By Irene Kao
It’s Monday morning and before you have had your first sip of coffee, one of your supervisors barges into your office. She is upset because some of her supervisees were complaining about her on Facebook over the weekend. What do you do?
It actually happened
The National Labor Relations Board (NLRB) recently addressed a similar situation. Its decision in Hispanics United of Buffalo (Case 03–CA–027872) has caused a national stir, and could impact Minnesota cities. In this case, five employees were discharged for their comments on Facebook.
It all started when one employee, while at home and on her own time, posted on Facebook that her boss “feels that we don’t help our clients enough.…I about had it! My fellow co-workers, how do u feel?”
Four other employees responded by posting messages objecting to the idea that their work performance was subpar. When these five employees went back to work, they were immediately discharged for their remarks.

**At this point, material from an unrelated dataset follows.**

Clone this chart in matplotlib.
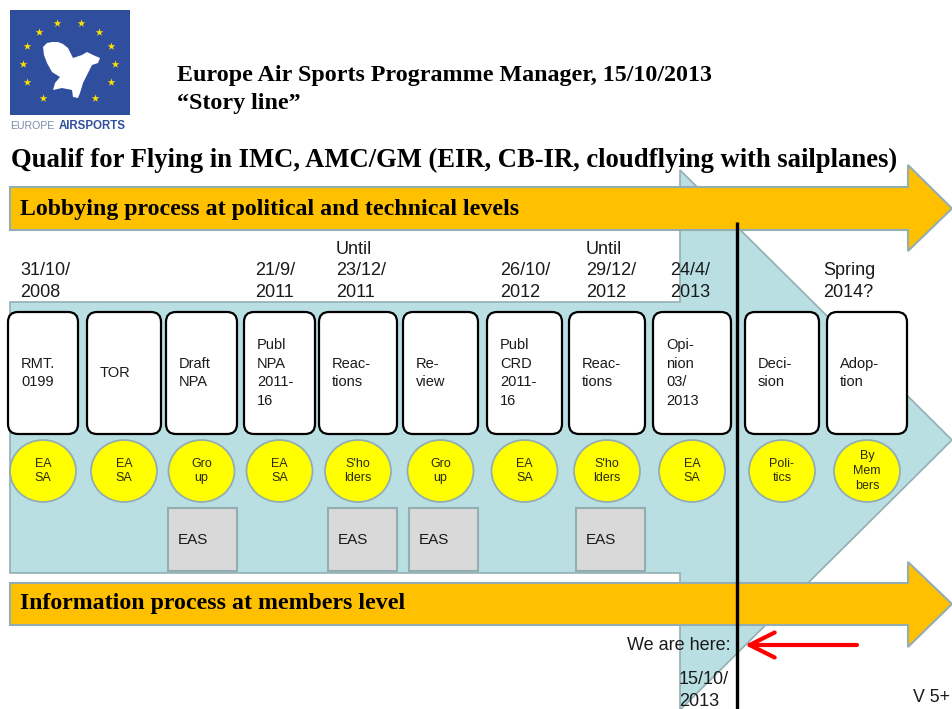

The employer deemed these comments as harassment under the employer’s policy. The NLRB disagreed with the employer, and found that these employees were unlawfully terminated. The NLRB held that these employees engaged in protected concerted activity for mutual aid or protection.
What does that have to do with Minnesota cities?
You are probably saying to yourself, “But I thought the National Labor Relations Act (NLRA) doesn’t apply to cities.” You are right, but state courts have used the NLRA to interpret provisions similar to those in the Minnesota Public Employment Labor Relations Act (MPELRA).
The NLRA protects an employee’s right to engage in concerted activities for the purpose of mutual aid or protection. “Concerted activity” includes an employee trying to enlist the support of her fellow employees, but it has to be more than just griping. In Hispanics United of Buffalo, the NLRB found that the co-workers had common cause with the employee and, therefore, what they did was considered concerted activity.
The NLRB also found that these actions were “mutual aid or protection” because after the employee posted her complaint on Facebook, she and her co-workers were preparing a group defense against the allegation that their work performance was substandard. (Of note, the NLRB further found that the employer did not meet the meaning of harassment under its own policy.)
A unique Minnesota twist
If the situation in Hispanics United of Buffalo happened in Minnesota, the same result might have occurred. Furthermore, the employees may have also enjoyed the protections under Minnesota Statutes, section 179A.06, which provides public employees with the right “to express or communicate a view, grievance, complaint, or opinion on any matter related to the conditions or compensation of public employment or their betterment, so long as this is not designed to and does not interfere with the full faithful and proper performance of the duties of employment…”
The bottom line is that while employers may still regulate and prohibit the misuse of social media, cities must also be careful with disciplining employees for online discussions of work conditions.
Now that you are equipped with a better understanding of the interplay between the NLRA and MPELRA, you can calmly take a sip of your morning coffee before responding to the supervisor standing in your office.